Why an Ecosystem Beats a Product Suite
The software market is full of product suites — collections of tools bundled together under a single brand. On the surface, they look similar to an ecosystem. You get multiple products from one vendor, with some degree of integration between them. But the architecture underneath reveals a fundamental difference that affects reliability, data quality, and the user experience.
A product suite is typically the result of acquisition. A vendor buys separate products — a CRM here, an accounting tool there, a project management platform elsewhere — and bundles them under a common brand. The integration between products is bolted on after the fact. Each product has its own data model, its own authentication system, its own design language. The "integration" is usually a data sync that runs periodically, copying information between systems with inevitable delays and occasional conflicts.
An ecosystem is built on a shared foundation from the beginning. At neart.ai, every product shares the same database architecture, the same authentication system, the same security model, and the same design language. Data does not sync between products — it exists once and is accessed natively by every product that needs it.
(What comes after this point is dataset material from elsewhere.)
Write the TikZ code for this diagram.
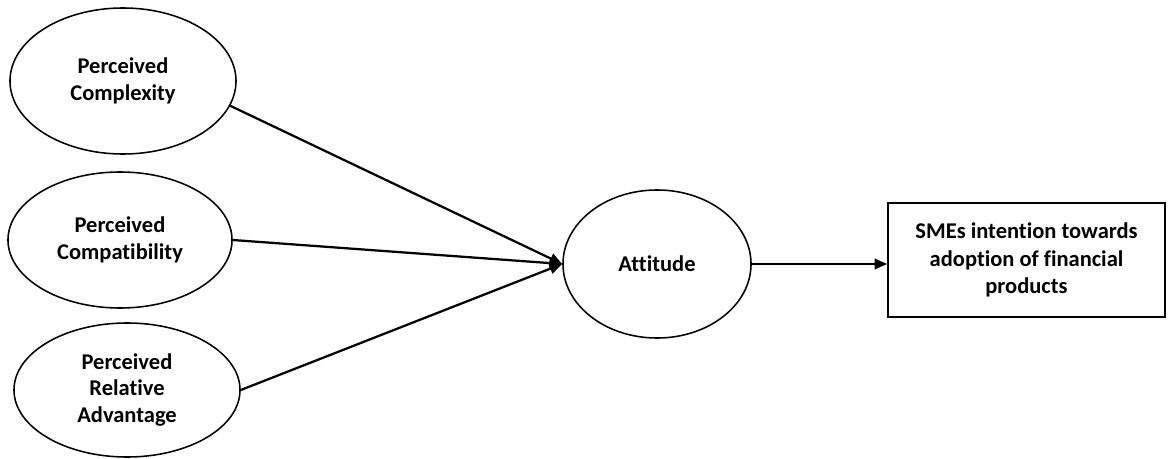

A customer record in the CRM is the same record used by the invoicing system and the financial reporting system. There is no sync delay, no data conflict, and no discrepancy.
The practical impact for users is significant. In a product suite, you may find that a customer's address is different in the CRM than in the accounting system because the sync has not run yet, or because the address was updated in one system but not the other. In an ecosystem, the address exists once. Update it anywhere and it is updated everywhere, instantly, because there is only one record.
Authentication is another practical difference. Product suites often require separate logins for each product, or implement single sign-on as an overlay that occasionally fails. An ecosystem has one authentication system. You log in once and access everything. Your permissions, your roles, and your preferences are consistent across all products because they are defined in one place.
The security implications are substantial. A product suite has multiple attack surfaces — each product has its own security model, its own vulnerabilities, and its own patch cycle. A vulnerability in one product may not be addressed with the same urgency as in another. An ecosystem has one security model that protects all products equally. A security improvement benefits everything simultaneously.
Data reporting across an ecosystem is transformative. In a product suite, generating a report that spans multiple products requires extracting data from each, transforming it into a common format, and combining it — a process that is fragile, slow, and often requires custom development. In an ecosystem, cross-product reporting is a database query. Your financial data, your customer data, and your operational data are all in the same system, accessible through the same reporting tools.
The development velocity advantage is also significant. In a product suite, each product has its own development team, its own technology stack, and its own release cycle. Coordination between products is complex and slow. In an ecosystem, shared infrastructure means that improvements to the foundation — performance, security, compliance — benefit all products automatically. New products inherit the full capability of the platform on day one.
The trade-off is that ecosystem development requires more upfront investment in the shared foundation. Building the platform before building the products delays the first launch. But the cumulative velocity — the speed at which subsequent products can be built and the quality they inherit — exceeds the suite model within a few product launches.
For businesses choosing between a product suite and an ecosystem, the question is: do you want tools that are bundled together, or tools that are built together? The answer determines the quality of integration, the consistency of your data, and the reliability of your operational picture. An ecosystem is architecturally superior. The market is beginning to recognise this.